§ **What the task requires**: Restate the listing that follows word for word, without its pictures.

§ **Dataset section**:
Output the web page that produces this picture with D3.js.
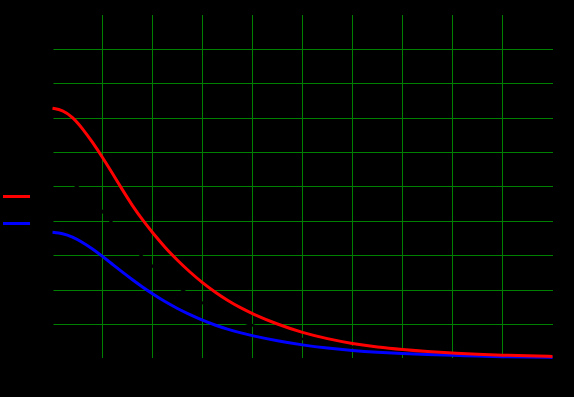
<!DOCTYPE html>
<html lang="en">
<head>
    <meta charset="utf-8">
    <title>D3: Decay curves</title>
    <script type="text/javascript" src="https://d3js.org/d3.v7.min.js"></script>
    <style>
        body { margin: 0; background: #000; }
    </style>
</head>
<body>
    <div id="chart"></div>

    <script type="text/javascript">

        // x positions of the samples
        var xValues = [0, 0.2, 0.4, 0.6, 0.8, 1, 1.2, 1.4, 1.6, 1.8, 2, 2.25, 2.5, 2.75, 3, 3.25, 3.5, 3.75, 4, 4.5, 5, 5.5, 6, 6.5, 7, 7.5, 8, 8.5, 9, 9.5, 10];

        // series
        var redValues = [7.29, 7.24, 7.04, 6.7, 6.3, 5.86, 5.39, 4.91, 4.45, 4.04, 3.67, 3.24, 2.86, 2.52, 2.21, 1.94, 1.7, 1.49, 1.31, 1.0, 0.76, 0.58, 0.44, 0.34, 0.27, 0.21, 0.17, 0.13, 0.105, 0.085, 0.07];
        var blueValues = [3.68, 3.65, 3.55, 3.39, 3.2, 2.98, 2.75, 2.52, 2.3, 2.09, 1.89, 1.66, 1.46, 1.28, 1.12, 0.98, 0.86, 0.76, 0.67, 0.52, 0.4, 0.31, 0.24, 0.19, 0.15, 0.12, 0.1, 0.08, 0.06, 0.05, 0.04];
        var blackValues = [5.3, 5.26, 5.12, 4.88, 4.6, 4.29, 3.94, 3.59, 3.26, 2.96, 2.69, 2.38, 2.1, 1.85, 1.62, 1.42, 1.25, 1.1, 0.97, 0.74, 0.57, 0.43, 0.33, 0.26, 0.2, 0.16, 0.13, 0.1, 0.08, 0.065, 0.05];

        var seriesNames = ["red", "blue", "black"];
        var seriesColors = ["#ff0000", "#0000ff", "#000000"];

        var xTicks = [0, 1, 2, 3, 4, 5, 6, 7, 8, 9, 10];
        var yTicks = [0, 1, 2, 3, 4, 5, 6, 7, 8, 9, 10];

        // Set up the SVG dimensions
        var svgWidth = 574;
        var svgHeight = 397;

        var svg = d3.select("#chart").append("svg")
            .attr("width", svgWidth)
            .attr("height", svgHeight)
            .style("display", "block")
            .style("background", "#000");

        var xScale = d3.scaleLinear().domain([0, 10]).range([52.5, 552.5]);
        var yScale = d3.scaleLinear().domain([0, 10]).range([358.8, 15.05]);

        // grid lines (interior only)
        var grid = svg.append("g").attr("shape-rendering", "crispEdges");

        grid.selectAll("line.vgrid")
            .data(xTicks.slice(1, -1))
            .enter().append("line")
            .attr("class", "vgrid")
            .attr("x1", function(d) { return xScale(d); })
            .attr("x2", function(d) { return xScale(d); })
            .attr("y1", 15)
            .attr("y2", 358)
            .attr("stroke", "#008000")
            .attr("stroke-width", 1);

        grid.selectAll("line.hgrid")
            .data(yTicks.slice(1, -1))
            .enter().append("line")
            .attr("class", "hgrid")
            .attr("x1", 53)
            .attr("x2", 553)
            .attr("y1", function(d) { return Math.floor(yScale(d)) + 0.5; })
            .attr("y2", function(d) { return Math.floor(yScale(d)) + 0.5; })
            .attr("stroke", "#008000")
            .attr("stroke-width", 1);

        // axes in black (same as the background)
        svg.append("g")
            .attr("transform", "translate(0," + yScale(0) + ")")
            .call(d3.axisBottom(xScale).tickValues(xTicks))
            .call(function(g) {
                g.selectAll("path,line").attr("stroke", "#000");
                g.selectAll("text").attr("fill", "#000");
            });

        svg.append("g")
            .attr("transform", "translate(" + xScale(0) + ",0)")
            .call(d3.axisLeft(yScale).tickValues(yTicks))
            .call(function(g) {
                g.selectAll("path,line").attr("stroke", "#000");
                g.selectAll("text").attr("fill", "#000");
            });

        // lines, black first so the coloured ones sit on top
        var allSeries = [redValues, blueValues, blackValues];
        var drawOrder = [2, 1, 0];

        var line = d3.line()
            .x(function(d, i) { return xScale(xValues[i]); })
            .y(function(d) { return yScale(d); })
            .curve(d3.curveBasis);

        drawOrder.forEach(function(k) {
            svg.append("path")
                .datum(allSeries[k])
                .attr("d", line)
                .attr("fill", "none")
                .attr("stroke", seriesColors[k])
                .attr("stroke-width", k === 2 ? 2.5 : 3);
        });

        // legend
        var legend = svg.append("g");

        legend.selectAll("line")
            .data(seriesNames)
            .enter().append("line")
            .attr("x1", 3)
            .attr("x2", 30)
            .attr("y1", function(d, i) { return 196.5 + i * 27; })
            .attr("y2", function(d, i) { return 196.5 + i * 27; })
            .attr("stroke", function(d, i) { return seriesColors[i]; })
            .attr("stroke-width", 3);

        legend.selectAll("text")
            .data(seriesNames)
            .enter().append("text")
            .attr("x", 4)
            .attr("y", function(d, i) { return 208 + i * 27; })
            .text(function(d) { return d; })
            .style("font-family", "DejaVu Sans")
            .style("font-size", "8px")
            .style("fill", "#000");

    </script>
</body>
</html>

§ **Solution**:
Output the web page that produces this picture with D3.js.
<!DOCTYPE html>
<html lang="en">
<head>
    <meta charset="utf-8">
    <title>D3: Decay curves</title>
    <script type="text/javascript" src="https://d3js.org/d3.v7.min.js"></script>
    <style>
        body { margin: 0; background: #000; }
    </style>
</head>
<body>
    <div id="chart"></div>

    <script type="text/javascript">

        // x positions of the samples
        var xValues = [0, 0.2, 0.4, 0.6, 0.8, 1, 1.2, 1.4, 1.6, 1.8, 2, 2.25, 2.5, 2.75, 3, 3.25, 3.5, 3.75, 4, 4.5, 5, 5.5, 6, 6.5, 7, 7.5, 8, 8.5, 9, 9.5, 10];

        // series
        var redValues = [7.29, 7.24, 7.04, 6.7, 6.3, 5.86, 5.39, 4.91, 4.45, 4.04, 3.67, 3.24, 2.86, 2.52, 2.21, 1.94, 1.7, 1.49, 1.31, 1.0, 0.76, 0.58, 0.44, 0.34, 0.27, 0.21, 0.17, 0.13, 0.105, 0.085, 0.07];
        var blueValues = [3.68, 3.65, 3.55, 3.39, 3.2, 2.98, 2.75, 2.52, 2.3, 2.09, 1.89, 1.66, 1.46, 1.28, 1.12, 0.98, 0.86, 0.76, 0.67, 0.52, 0.4, 0.31, 0.24, 0.19, 0.15, 0.12, 0.1, 0.08, 0.06, 0.05, 0.04];
        var blackValues = [5.3, 5.26, 5.12, 4.88, 4.6, 4.29, 3.94, 3.59, 3.26, 2.96, 2.69, 2.38, 2.1, 1.85, 1.62, 1.42, 1.25, 1.1, 0.97, 0.74, 0.57, 0.43, 0.33, 0.26, 0.2, 0.16, 0.13, 0.1, 0.08, 0.065, 0.05];

        var seriesNames = ["red", "blue", "black"];
        var seriesColors = ["#ff0000", "#0000ff", "#000000"];

        var xTicks = [0, 1, 2, 3, 4, 5, 6, 7, 8, 9, 10];
        var yTicks = [0, 1, 2, 3, 4, 5, 6, 7, 8, 9, 10];

        // Set up the SVG dimensions
        var svgWidth = 574;
        var svgHeight = 397;

        var svg = d3.select("#chart").append("svg")
            .attr("width", svgWidth)
            .attr("height", svgHeight)
            .style("display", "block")
            .style("background", "#000");

        var xScale = d3.scaleLinear().domain([0, 10]).range([52.5, 552.5]);
        var yScale = d3.scaleLinear().domain([0, 10]).range([358.8, 15.05]);

        // grid lines (interior only)
        var grid = svg.append("g").attr("shape-rendering", "crispEdges");

        grid.selectAll("line.vgrid")
            .data(xTicks.slice(1, -1))
            .enter().append("line")
            .attr("class", "vgrid")
            .attr("x1", function(d) { return xScale(d); })
            .attr("x2", function(d) { return xScale(d); })
            .attr("y1", 15)
            .attr("y2", 358)
            .attr("stroke", "#008000")
            .attr("stroke-width", 1);

        grid.selectAll("line.hgrid")
            .data(yTicks.slice(1, -1))
            .enter().append("line")
            .attr("class", "hgrid")
            .attr("x1", 53)
            .attr("x2", 553)
            .attr("y1", function(d) { return Math.floor(yScale(d)) + 0.5; })
            .attr("y2", function(d) { return Math.floor(yScale(d)) + 0.5; })
            .attr("stroke", "#008000")
            .attr("stroke-width", 1);

        // axes in black (same as the background)
        svg.append("g")
            .attr("transform", "translate(0," + yScale(0) + ")")
            .call(d3.axisBottom(xScale).tickValues(xTicks))
            .call(function(g) {
                g.selectAll("path,line").attr("stroke", "#000");
                g.selectAll("text").attr("fill", "#000");
            });

        svg.append("g")
            .attr("transform", "translate(" + xScale(0) + ",0)")
            .call(d3.axisLeft(yScale).tickValues(yTicks))
            .call(function(g) {
                g.selectAll("path,line").attr("stroke", "#000");
                g.selectAll("text").attr("fill", "#000");
            });

        // lines, black first so the coloured ones sit on top
        var allSeries = [redValues, blueValues, blackValues];
        var drawOrder = [2, 1, 0];

        var line = d3.line()
            .x(function(d, i) { return xScale(xValues[i]); })
            .y(function(d) { return yScale(d); })
            .curve(d3.curveBasis);

        drawOrder.forEach(function(k) {
            svg.append("path")
                .datum(allSeries[k])
                .attr("d", line)
                .attr("fill", "none")
                .attr("stroke", seriesColors[k])
                .attr("stroke-width", k === 2 ? 2.5 : 3);
        });

        // legend
        var legend = svg.append("g");

        legend.selectAll("line")
            .data(seriesNames)
            .enter().append("line")
            .attr("x1", 3)
            .attr("x2", 30)
            .attr("y1", function(d, i) { return 196.5 + i * 27; })
            .attr("y2", function(d, i) { return 196.5 + i * 27; })
            .attr("stroke", function(d, i) { return seriesColors[i]; })
            .attr("stroke-width", 3);

        legend.selectAll("text")
            .data(seriesNames)
            .enter().append("text")
            .attr("x", 4)
            .attr("y", function(d, i) { return 208 + i * 27; })
            .text(function(d) { return d; })
            .style("font-family", "DejaVu Sans")
            .style("font-size", "8px")
            .style("fill", "#000");

    </script>
</body>
</html>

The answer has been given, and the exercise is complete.